*THE TASK*. What follows is a set of entries. Repeat them exactly, but not their pictures.

·····

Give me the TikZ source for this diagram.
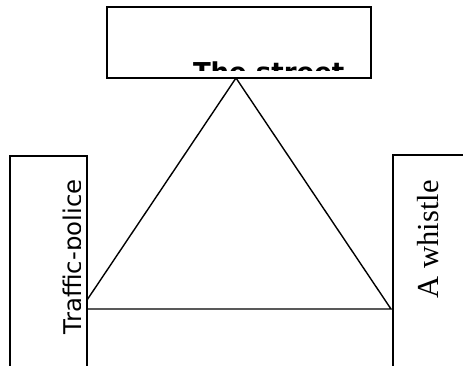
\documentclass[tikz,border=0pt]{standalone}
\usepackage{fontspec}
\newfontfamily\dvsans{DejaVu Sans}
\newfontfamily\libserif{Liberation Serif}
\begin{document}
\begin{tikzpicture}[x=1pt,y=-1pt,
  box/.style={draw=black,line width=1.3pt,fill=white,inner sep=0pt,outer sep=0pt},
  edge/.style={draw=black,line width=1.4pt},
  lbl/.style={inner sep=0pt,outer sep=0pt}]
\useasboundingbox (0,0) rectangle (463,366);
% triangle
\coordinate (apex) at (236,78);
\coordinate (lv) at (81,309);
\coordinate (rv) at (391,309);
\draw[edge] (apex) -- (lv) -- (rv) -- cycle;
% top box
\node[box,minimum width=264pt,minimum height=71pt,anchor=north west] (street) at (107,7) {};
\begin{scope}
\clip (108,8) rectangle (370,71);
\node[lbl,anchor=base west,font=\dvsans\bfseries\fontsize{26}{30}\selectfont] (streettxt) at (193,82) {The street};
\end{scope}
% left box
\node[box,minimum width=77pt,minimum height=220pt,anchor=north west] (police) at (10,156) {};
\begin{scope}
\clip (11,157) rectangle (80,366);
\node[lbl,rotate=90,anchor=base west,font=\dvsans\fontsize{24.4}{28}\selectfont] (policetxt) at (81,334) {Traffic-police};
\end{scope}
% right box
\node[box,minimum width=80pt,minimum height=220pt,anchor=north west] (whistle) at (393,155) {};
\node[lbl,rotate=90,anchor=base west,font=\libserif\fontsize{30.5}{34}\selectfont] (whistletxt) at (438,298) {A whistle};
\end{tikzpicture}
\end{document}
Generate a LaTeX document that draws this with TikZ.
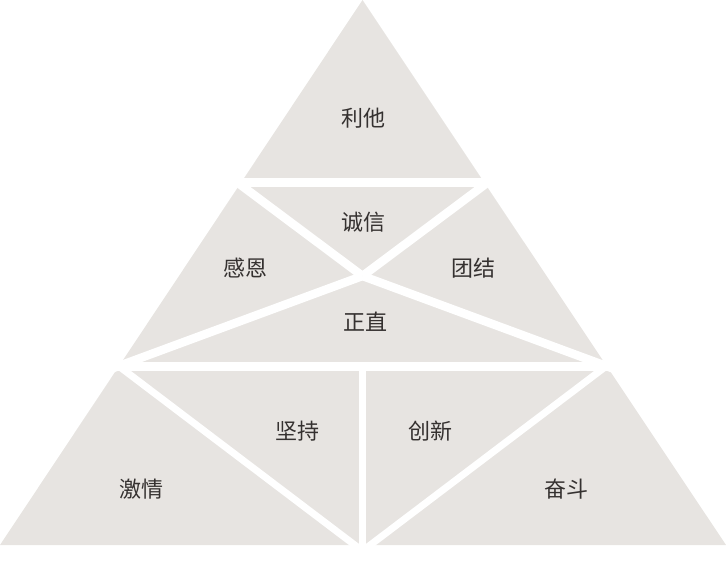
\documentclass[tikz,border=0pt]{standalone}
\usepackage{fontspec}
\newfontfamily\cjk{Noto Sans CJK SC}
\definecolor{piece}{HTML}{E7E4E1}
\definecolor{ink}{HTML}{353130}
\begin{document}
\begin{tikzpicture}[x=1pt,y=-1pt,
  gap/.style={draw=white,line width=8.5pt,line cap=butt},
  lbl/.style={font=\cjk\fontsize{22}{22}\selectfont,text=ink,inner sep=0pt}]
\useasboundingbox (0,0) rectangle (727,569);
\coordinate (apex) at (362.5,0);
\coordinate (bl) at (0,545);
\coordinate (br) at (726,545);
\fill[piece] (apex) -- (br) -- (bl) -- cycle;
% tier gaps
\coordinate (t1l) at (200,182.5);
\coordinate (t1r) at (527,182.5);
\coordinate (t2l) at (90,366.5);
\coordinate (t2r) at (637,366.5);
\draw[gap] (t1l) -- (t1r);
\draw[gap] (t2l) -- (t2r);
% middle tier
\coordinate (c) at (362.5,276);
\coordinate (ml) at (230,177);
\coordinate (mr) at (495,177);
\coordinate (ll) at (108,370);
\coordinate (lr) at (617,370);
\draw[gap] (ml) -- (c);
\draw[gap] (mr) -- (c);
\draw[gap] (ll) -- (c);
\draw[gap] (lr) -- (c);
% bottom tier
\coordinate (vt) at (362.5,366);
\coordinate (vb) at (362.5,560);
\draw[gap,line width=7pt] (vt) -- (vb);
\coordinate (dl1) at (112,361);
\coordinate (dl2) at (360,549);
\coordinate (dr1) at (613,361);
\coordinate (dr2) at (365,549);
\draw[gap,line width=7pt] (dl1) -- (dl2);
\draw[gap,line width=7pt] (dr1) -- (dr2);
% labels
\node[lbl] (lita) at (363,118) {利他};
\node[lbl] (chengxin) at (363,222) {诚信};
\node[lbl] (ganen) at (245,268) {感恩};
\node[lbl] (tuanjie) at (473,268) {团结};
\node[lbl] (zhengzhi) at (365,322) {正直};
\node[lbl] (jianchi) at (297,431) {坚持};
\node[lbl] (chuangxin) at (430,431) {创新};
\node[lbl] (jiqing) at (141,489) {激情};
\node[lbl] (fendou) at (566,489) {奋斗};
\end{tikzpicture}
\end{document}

·····

*REPLY*.
Give me the TikZ source for this diagram.
\documentclass[tikz,border=0pt]{standalone}
\usepackage{fontspec}
\newfontfamily\dvsans{DejaVu Sans}
\newfontfamily\libserif{Liberation Serif}
\begin{document}
\begin{tikzpicture}[x=1pt,y=-1pt,
  box/.style={draw=black,line width=1.3pt,fill=white,inner sep=0pt,outer sep=0pt},
  edge/.style={draw=black,line width=1.4pt},
  lbl/.style={inner sep=0pt,outer sep=0pt}]
\useasboundingbox (0,0) rectangle (463,366);
% triangle
\coordinate (apex) at (236,78);
\coordinate (lv) at (81,309);
\coordinate (rv) at (391,309);
\draw[edge] (apex) -- (lv) -- (rv) -- cycle;
% top box
\node[box,minimum width=264pt,minimum height=71pt,anchor=north west] (street) at (107,7) {};
\begin{scope}
\clip (108,8) rectangle (370,71);
\node[lbl,anchor=base west,font=\dvsans\bfseries\fontsize{26}{30}\selectfont] (streettxt) at (193,82) {The street};
\end{scope}
% left box
\node[box,minimum width=77pt,minimum height=220pt,anchor=north west] (police) at (10,156) {};
\begin{scope}
\clip (11,157) rectangle (80,366);
\node[lbl,rotate=90,anchor=base west,font=\dvsans\fontsize{24.4}{28}\selectfont] (policetxt) at (81,334) {Traffic-police};
\end{scope}
% right box
\node[box,minimum width=80pt,minimum height=220pt,anchor=north west] (whistle) at (393,155) {};
\node[lbl,rotate=90,anchor=base west,font=\libserif\fontsize{30.5}{34}\selectfont] (whistletxt) at (438,298) {A whistle};
\end{tikzpicture}
\end{document}
Generate a LaTeX document that draws this with TikZ.
\documentclass[tikz,border=0pt]{standalone}
\usepackage{fontspec}
\newfontfamily\cjk{Noto Sans CJK SC}
\definecolor{piece}{HTML}{E7E4E1}
\definecolor{ink}{HTML}{353130}
\begin{document}
\begin{tikzpicture}[x=1pt,y=-1pt,
  gap/.style={draw=white,line width=8.5pt,line cap=butt},
  lbl/.style={font=\cjk\fontsize{22}{22}\selectfont,text=ink,inner sep=0pt}]
\useasboundingbox (0,0) rectangle (727,569);
\coordinate (apex) at (362.5,0);
\coordinate (bl) at (0,545);
\coordinate (br) at (726,545);
\fill[piece] (apex) -- (br) -- (bl) -- cycle;
% tier gaps
\coordinate (t1l) at (200,182.5);
\coordinate (t1r) at (527,182.5);
\coordinate (t2l) at (90,366.5);
\coordinate (t2r) at (637,366.5);
\draw[gap] (t1l) -- (t1r);
\draw[gap] (t2l) -- (t2r);
% middle tier
\coordinate (c) at (362.5,276);
\coordinate (ml) at (230,177);
\coordinate (mr) at (495,177);
\coordinate (ll) at (108,370);
\coordinate (lr) at (617,370);
\draw[gap] (ml) -- (c);
\draw[gap] (mr) -- (c);
\draw[gap] (ll) -- (c);
\draw[gap] (lr) -- (c);
% bottom tier
\coordinate (vt) at (362.5,366);
\coordinate (vb) at (362.5,560);
\draw[gap,line width=7pt] (vt) -- (vb);
\coordinate (dl1) at (112,361);
\coordinate (dl2) at (360,549);
\coordinate (dr1) at (613,361);
\coordinate (dr2) at (365,549);
\draw[gap,line width=7pt] (dl1) -- (dl2);
\draw[gap,line width=7pt] (dr1) -- (dr2);
% labels
\node[lbl] (lita) at (363,118) {利他};
\node[lbl] (chengxin) at (363,222) {诚信};
\node[lbl] (ganen) at (245,268) {感恩};
\node[lbl] (tuanjie) at (473,268) {团结};
\node[lbl] (zhengzhi) at (365,322) {正直};
\node[lbl] (jianchi) at (297,431) {坚持};
\node[lbl] (chuangxin) at (430,431) {创新};
\node[lbl] (jiqing) at (141,489) {激情};
\node[lbl] (fendou) at (566,489) {奋斗};
\end{tikzpicture}
\end{document}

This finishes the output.